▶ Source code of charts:
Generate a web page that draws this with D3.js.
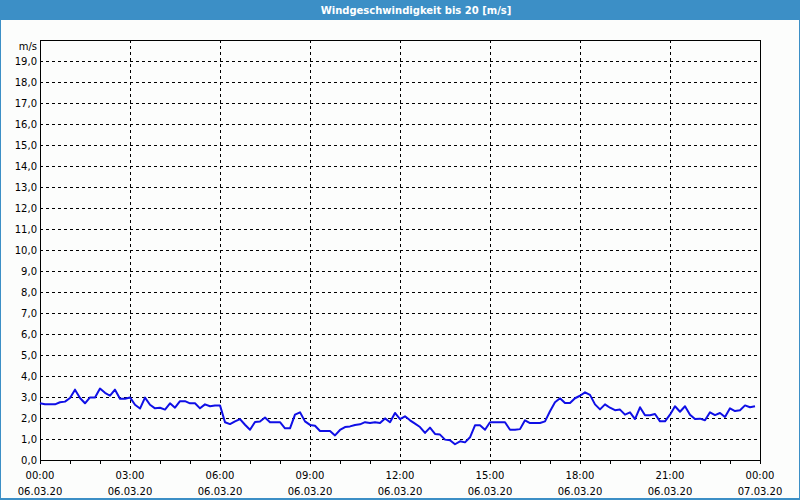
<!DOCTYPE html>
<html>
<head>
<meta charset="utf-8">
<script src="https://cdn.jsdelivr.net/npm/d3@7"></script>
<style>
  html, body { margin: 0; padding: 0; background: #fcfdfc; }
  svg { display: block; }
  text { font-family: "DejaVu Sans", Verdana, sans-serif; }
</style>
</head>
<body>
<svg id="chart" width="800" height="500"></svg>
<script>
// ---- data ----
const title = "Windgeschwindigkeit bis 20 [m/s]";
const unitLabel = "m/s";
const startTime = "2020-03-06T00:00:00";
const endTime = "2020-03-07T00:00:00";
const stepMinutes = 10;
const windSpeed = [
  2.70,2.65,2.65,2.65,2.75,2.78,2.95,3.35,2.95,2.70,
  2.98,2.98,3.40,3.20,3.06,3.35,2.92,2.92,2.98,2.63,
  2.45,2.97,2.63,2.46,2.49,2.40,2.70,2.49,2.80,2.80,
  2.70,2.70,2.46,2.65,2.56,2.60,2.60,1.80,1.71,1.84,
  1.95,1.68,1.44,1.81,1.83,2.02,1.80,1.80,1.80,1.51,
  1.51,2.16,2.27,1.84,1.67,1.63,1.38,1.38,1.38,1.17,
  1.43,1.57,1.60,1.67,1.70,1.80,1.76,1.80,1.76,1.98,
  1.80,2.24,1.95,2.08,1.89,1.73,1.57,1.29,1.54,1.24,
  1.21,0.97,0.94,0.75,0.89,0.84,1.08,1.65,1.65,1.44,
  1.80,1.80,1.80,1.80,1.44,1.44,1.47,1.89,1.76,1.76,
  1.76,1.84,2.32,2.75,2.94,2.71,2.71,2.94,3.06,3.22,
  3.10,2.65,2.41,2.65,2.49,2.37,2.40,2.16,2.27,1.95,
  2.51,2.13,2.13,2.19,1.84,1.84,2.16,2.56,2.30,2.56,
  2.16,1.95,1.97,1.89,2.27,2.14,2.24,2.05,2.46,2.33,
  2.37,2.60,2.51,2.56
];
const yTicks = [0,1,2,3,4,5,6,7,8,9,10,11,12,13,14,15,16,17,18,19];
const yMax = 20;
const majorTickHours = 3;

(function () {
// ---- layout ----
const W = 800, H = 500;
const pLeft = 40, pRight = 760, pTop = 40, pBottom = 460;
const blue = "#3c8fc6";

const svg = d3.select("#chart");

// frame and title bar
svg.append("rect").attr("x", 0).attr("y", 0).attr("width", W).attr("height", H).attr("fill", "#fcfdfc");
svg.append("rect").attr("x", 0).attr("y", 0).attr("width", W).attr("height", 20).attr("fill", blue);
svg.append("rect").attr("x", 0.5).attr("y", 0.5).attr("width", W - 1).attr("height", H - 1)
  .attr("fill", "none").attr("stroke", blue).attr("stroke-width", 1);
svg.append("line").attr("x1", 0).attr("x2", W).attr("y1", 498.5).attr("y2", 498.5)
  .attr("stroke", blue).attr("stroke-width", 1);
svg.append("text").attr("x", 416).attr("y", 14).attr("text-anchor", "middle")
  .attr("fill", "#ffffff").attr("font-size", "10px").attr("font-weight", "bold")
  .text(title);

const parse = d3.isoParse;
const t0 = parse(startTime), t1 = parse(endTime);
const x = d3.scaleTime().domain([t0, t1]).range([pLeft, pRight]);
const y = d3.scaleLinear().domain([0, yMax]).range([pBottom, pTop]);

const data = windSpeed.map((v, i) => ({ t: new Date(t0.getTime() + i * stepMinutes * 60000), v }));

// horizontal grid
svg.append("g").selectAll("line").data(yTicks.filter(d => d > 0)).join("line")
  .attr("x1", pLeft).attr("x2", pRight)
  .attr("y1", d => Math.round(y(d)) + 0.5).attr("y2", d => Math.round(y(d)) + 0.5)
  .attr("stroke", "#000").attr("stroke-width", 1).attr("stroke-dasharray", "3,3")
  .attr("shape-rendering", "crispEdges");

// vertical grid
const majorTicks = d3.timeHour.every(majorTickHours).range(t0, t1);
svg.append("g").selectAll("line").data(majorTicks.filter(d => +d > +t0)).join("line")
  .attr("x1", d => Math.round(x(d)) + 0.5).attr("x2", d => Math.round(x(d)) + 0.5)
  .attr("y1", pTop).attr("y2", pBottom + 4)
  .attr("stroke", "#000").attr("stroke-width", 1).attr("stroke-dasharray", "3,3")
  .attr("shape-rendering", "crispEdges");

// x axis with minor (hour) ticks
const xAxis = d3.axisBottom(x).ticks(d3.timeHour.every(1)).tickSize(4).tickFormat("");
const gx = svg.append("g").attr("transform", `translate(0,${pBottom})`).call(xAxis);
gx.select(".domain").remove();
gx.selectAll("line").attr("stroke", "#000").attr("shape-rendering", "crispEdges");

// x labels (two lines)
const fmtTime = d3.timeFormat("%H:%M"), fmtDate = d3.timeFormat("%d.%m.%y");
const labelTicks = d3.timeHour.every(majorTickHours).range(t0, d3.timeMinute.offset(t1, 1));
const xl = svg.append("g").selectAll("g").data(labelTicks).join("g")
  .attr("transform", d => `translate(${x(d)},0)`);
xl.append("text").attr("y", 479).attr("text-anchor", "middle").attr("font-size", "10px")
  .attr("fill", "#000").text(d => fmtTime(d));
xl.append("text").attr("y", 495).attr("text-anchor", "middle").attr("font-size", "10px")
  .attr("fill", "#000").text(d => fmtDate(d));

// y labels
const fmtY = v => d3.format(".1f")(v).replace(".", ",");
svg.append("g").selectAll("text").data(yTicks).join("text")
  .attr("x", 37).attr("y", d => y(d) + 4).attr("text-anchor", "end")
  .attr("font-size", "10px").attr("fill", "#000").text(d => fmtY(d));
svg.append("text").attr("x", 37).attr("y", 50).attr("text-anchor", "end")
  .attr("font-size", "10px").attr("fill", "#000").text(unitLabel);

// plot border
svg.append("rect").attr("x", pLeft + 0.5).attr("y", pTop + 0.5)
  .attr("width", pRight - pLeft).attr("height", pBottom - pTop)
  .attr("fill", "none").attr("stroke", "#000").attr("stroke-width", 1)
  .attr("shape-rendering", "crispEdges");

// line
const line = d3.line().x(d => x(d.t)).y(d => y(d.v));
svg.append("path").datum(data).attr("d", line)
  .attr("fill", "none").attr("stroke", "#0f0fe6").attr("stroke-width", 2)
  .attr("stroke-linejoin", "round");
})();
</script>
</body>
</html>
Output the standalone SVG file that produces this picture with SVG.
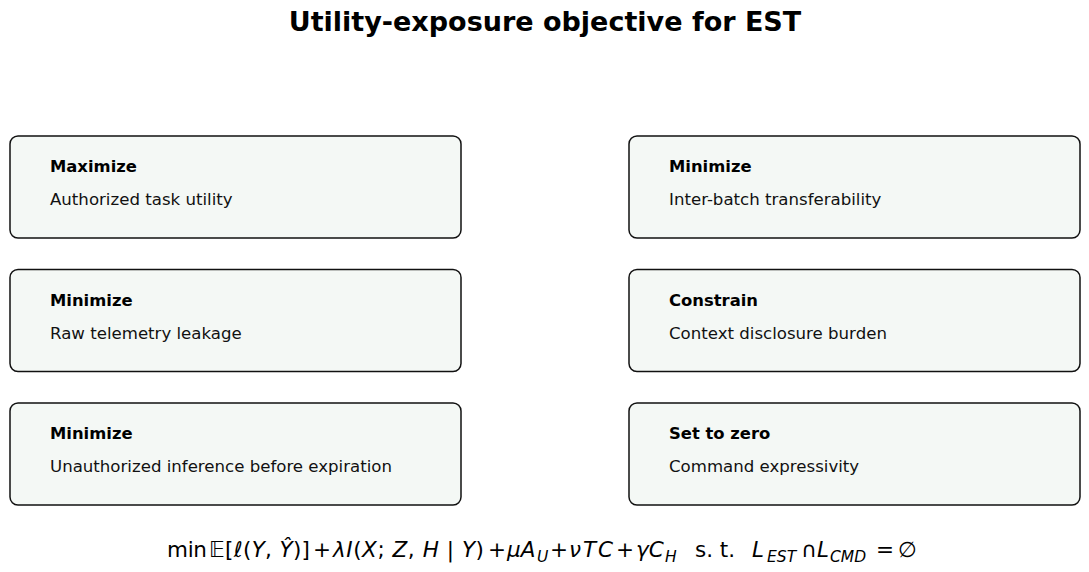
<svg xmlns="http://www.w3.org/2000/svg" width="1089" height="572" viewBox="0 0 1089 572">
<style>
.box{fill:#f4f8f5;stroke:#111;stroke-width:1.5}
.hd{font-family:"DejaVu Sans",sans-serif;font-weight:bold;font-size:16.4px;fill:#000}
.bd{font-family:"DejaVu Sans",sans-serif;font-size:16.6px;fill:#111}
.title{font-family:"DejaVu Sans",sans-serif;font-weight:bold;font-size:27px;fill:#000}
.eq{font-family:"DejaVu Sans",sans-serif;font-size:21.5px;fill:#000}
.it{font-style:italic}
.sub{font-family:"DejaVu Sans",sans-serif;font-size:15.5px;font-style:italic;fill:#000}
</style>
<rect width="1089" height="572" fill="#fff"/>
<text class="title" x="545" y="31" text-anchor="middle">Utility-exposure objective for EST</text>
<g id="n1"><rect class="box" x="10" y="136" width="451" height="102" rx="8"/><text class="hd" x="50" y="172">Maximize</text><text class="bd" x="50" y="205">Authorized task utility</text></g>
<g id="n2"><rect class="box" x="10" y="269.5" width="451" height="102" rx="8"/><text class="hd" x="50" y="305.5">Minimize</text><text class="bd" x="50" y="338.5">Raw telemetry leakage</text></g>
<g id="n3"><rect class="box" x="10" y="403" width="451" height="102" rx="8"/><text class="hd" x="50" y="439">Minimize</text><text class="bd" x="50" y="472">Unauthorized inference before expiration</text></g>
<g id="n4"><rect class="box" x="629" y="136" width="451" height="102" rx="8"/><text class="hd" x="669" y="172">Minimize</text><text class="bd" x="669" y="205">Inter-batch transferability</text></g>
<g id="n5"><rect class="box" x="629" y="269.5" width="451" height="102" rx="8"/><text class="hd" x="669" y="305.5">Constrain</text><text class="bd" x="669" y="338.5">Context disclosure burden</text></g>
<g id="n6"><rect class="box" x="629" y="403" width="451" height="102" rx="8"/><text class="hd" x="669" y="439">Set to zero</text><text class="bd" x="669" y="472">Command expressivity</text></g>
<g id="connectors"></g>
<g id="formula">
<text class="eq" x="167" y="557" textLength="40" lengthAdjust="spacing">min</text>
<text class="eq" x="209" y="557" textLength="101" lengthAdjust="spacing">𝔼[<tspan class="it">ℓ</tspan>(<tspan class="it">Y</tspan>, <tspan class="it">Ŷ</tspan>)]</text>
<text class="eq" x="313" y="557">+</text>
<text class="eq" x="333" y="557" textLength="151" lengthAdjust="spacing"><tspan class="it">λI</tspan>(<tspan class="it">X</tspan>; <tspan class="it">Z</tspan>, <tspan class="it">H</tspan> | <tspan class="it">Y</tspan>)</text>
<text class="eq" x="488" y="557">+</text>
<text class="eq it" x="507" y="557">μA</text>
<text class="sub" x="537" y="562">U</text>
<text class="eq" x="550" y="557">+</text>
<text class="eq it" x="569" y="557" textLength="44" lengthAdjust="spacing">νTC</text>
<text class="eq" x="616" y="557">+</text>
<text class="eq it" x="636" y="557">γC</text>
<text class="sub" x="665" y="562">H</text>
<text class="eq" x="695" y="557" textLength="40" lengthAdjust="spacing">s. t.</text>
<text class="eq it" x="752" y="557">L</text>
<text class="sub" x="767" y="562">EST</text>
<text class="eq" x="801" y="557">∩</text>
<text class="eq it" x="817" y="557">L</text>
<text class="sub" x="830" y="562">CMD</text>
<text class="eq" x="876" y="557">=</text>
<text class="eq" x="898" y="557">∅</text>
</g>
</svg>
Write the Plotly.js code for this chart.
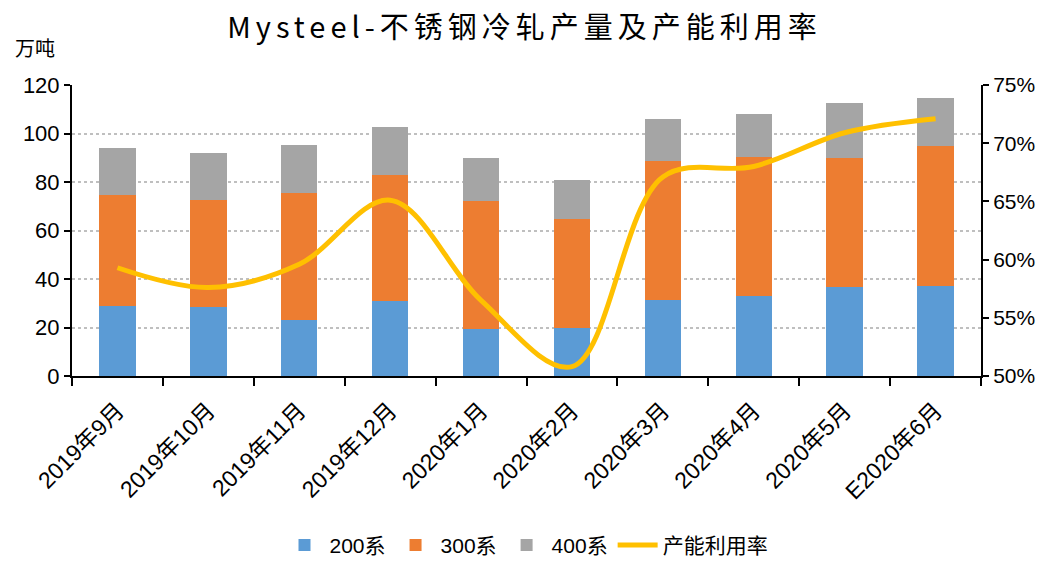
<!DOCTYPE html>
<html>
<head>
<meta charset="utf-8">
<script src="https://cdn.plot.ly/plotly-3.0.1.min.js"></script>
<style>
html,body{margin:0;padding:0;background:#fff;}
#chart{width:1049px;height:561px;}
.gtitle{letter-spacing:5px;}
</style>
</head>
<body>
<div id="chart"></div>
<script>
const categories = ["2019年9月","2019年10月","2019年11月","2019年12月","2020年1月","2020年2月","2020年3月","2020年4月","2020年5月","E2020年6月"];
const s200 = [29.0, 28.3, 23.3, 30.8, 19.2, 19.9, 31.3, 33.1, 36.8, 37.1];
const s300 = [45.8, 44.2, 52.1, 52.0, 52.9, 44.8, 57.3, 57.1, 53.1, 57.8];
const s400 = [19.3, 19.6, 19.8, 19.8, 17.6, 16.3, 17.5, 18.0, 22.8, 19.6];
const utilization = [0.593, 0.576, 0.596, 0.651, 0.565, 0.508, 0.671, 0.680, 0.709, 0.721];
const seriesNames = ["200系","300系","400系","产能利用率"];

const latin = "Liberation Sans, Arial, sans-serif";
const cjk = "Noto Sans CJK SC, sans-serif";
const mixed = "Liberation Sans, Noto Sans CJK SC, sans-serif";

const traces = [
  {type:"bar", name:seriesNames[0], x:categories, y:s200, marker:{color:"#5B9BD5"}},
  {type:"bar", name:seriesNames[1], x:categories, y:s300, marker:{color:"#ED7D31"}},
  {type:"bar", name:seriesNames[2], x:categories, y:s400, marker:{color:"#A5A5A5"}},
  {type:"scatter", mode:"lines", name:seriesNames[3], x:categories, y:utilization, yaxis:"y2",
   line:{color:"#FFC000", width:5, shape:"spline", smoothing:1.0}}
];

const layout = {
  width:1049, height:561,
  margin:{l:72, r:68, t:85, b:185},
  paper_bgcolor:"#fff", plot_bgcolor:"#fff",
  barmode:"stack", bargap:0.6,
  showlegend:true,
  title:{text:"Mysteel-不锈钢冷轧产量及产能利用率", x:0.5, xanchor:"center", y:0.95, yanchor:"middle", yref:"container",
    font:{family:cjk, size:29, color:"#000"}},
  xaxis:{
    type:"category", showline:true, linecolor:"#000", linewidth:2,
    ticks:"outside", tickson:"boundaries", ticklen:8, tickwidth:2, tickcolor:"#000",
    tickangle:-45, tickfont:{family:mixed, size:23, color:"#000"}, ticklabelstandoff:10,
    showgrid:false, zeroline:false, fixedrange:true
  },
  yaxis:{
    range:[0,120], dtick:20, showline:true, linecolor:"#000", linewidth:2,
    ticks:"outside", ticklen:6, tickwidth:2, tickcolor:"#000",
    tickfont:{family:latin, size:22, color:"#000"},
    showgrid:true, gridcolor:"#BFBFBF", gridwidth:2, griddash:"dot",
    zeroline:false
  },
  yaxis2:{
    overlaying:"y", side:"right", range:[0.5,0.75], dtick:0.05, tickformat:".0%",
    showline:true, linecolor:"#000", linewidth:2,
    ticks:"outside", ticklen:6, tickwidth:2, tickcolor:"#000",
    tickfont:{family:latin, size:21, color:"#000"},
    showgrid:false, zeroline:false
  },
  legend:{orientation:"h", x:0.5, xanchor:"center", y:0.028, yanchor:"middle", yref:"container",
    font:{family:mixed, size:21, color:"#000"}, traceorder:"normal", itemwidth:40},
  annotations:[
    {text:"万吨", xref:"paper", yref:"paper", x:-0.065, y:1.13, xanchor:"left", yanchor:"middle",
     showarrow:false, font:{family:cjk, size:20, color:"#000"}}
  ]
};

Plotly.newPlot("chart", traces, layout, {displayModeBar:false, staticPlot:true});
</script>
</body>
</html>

▶ Given problem:
Select from the material above each line in which the string "that" appears, and list those lines.

▶ Finished answer:
Generate a web page that draws this with D3.js.
Output the standalone SVG file that produces this picture with SVG.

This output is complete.